--- Task input ---
################
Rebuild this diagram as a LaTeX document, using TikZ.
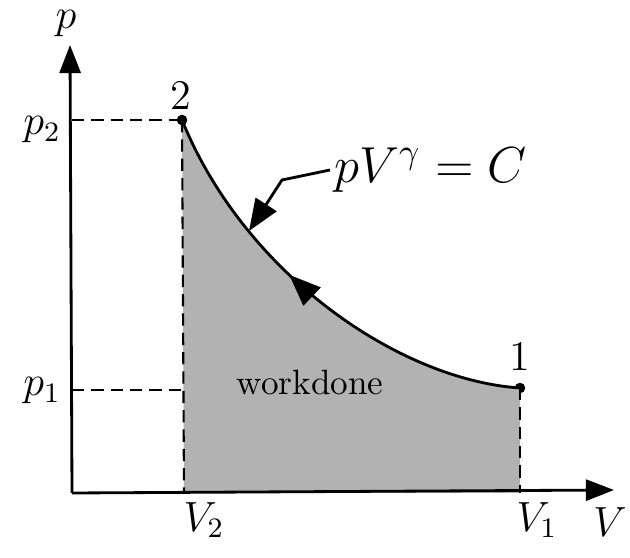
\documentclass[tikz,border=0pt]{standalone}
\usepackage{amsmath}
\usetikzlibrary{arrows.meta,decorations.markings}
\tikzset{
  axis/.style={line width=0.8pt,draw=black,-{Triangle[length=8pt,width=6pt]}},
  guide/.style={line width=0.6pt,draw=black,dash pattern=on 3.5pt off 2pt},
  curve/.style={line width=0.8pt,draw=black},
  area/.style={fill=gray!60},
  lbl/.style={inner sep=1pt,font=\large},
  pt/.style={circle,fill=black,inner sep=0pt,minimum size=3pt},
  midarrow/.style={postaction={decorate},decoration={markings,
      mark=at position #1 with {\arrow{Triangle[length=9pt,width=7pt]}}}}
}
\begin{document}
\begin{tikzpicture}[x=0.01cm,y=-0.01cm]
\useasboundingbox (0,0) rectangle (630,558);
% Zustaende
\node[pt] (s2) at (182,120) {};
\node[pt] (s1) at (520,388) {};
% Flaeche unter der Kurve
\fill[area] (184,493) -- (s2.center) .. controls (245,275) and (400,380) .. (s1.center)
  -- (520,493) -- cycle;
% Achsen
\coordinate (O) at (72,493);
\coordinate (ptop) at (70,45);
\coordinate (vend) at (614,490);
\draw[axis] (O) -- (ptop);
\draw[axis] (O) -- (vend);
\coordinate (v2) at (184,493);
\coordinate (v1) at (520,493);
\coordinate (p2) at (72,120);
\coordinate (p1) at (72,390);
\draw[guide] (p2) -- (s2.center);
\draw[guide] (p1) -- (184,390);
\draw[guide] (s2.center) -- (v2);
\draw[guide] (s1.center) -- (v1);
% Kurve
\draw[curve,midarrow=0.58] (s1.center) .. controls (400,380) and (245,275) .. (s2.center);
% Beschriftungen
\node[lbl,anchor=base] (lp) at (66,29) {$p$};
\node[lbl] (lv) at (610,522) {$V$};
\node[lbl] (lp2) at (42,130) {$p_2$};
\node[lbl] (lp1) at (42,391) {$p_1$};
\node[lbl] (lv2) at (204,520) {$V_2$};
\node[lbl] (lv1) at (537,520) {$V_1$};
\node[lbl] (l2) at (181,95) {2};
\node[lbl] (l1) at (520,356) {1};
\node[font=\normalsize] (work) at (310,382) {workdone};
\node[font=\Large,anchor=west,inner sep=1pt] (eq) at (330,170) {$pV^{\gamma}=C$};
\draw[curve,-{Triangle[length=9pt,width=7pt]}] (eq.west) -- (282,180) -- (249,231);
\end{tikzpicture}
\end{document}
################
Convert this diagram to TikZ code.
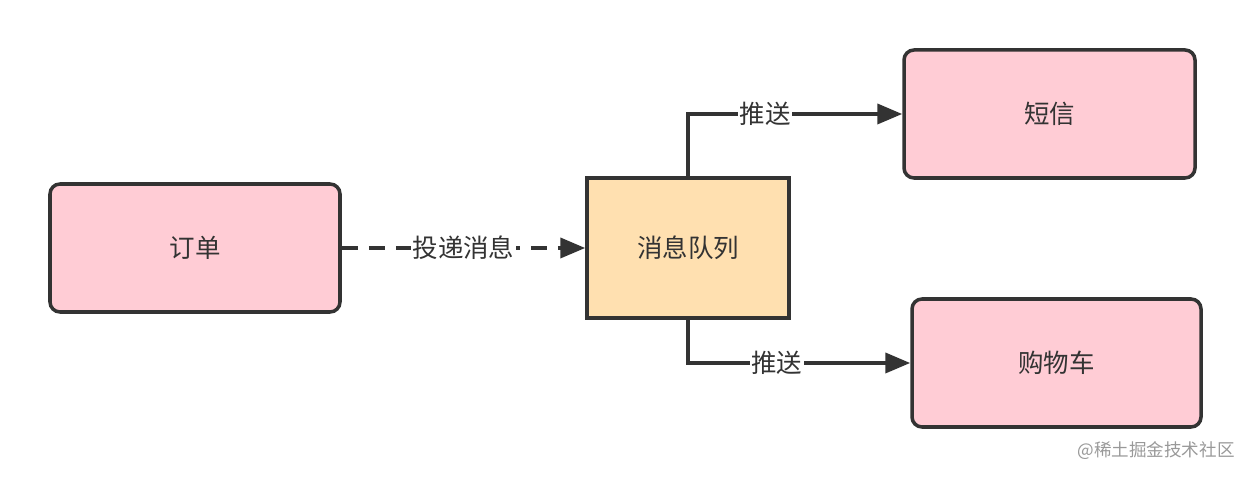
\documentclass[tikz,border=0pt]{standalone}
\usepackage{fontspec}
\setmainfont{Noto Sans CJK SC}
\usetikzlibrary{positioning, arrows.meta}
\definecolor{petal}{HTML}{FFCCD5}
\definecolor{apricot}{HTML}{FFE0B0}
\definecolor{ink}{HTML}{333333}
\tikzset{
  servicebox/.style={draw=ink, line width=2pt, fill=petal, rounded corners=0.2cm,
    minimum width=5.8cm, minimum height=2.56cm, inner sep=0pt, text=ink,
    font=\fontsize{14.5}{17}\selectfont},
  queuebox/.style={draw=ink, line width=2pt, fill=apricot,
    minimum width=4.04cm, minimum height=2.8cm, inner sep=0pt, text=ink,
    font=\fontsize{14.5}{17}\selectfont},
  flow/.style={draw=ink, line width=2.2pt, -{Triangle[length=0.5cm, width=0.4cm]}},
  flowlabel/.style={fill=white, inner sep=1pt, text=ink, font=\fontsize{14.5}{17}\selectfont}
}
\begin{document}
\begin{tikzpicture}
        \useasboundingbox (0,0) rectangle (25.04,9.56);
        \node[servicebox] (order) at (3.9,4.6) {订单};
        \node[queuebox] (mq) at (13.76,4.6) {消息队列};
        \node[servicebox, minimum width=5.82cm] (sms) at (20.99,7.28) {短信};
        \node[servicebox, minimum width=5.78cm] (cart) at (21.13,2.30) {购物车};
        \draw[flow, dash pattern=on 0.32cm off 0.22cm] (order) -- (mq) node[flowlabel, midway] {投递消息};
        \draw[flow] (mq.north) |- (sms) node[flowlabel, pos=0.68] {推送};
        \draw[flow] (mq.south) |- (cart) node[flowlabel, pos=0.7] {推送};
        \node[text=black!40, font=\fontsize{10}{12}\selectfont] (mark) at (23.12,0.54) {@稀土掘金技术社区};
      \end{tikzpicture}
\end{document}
################
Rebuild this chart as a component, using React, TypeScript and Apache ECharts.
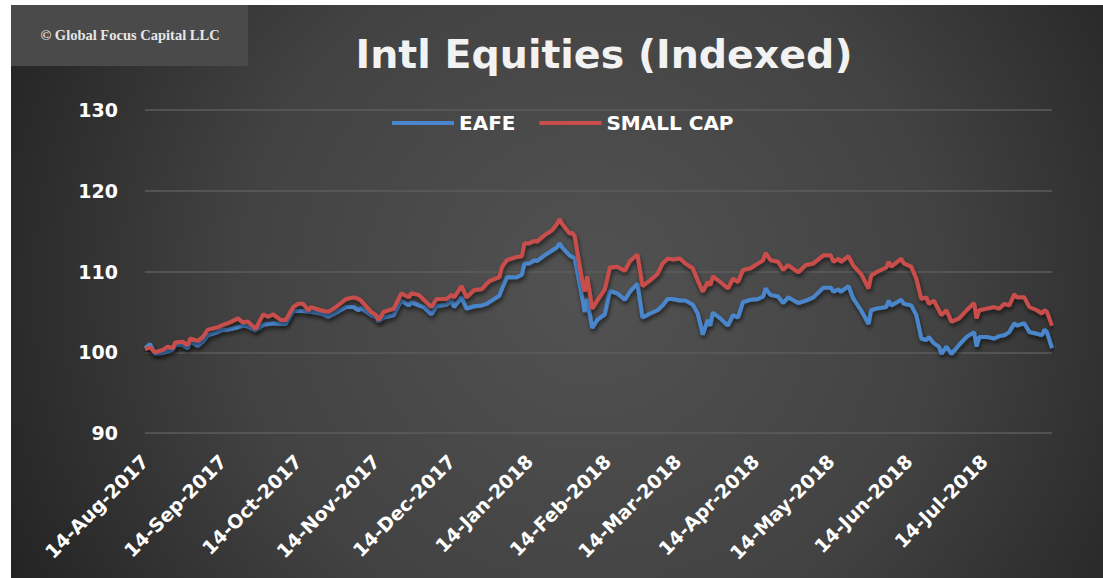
################
--- What is asked ---
Identify the lines in the entries above that contain "this", then copy them out.

--- Answer ---
Rebuild this diagram as a LaTeX document, using TikZ.
Convert this diagram to TikZ code.
Rebuild this chart as a component, using React, TypeScript and Apache ECharts.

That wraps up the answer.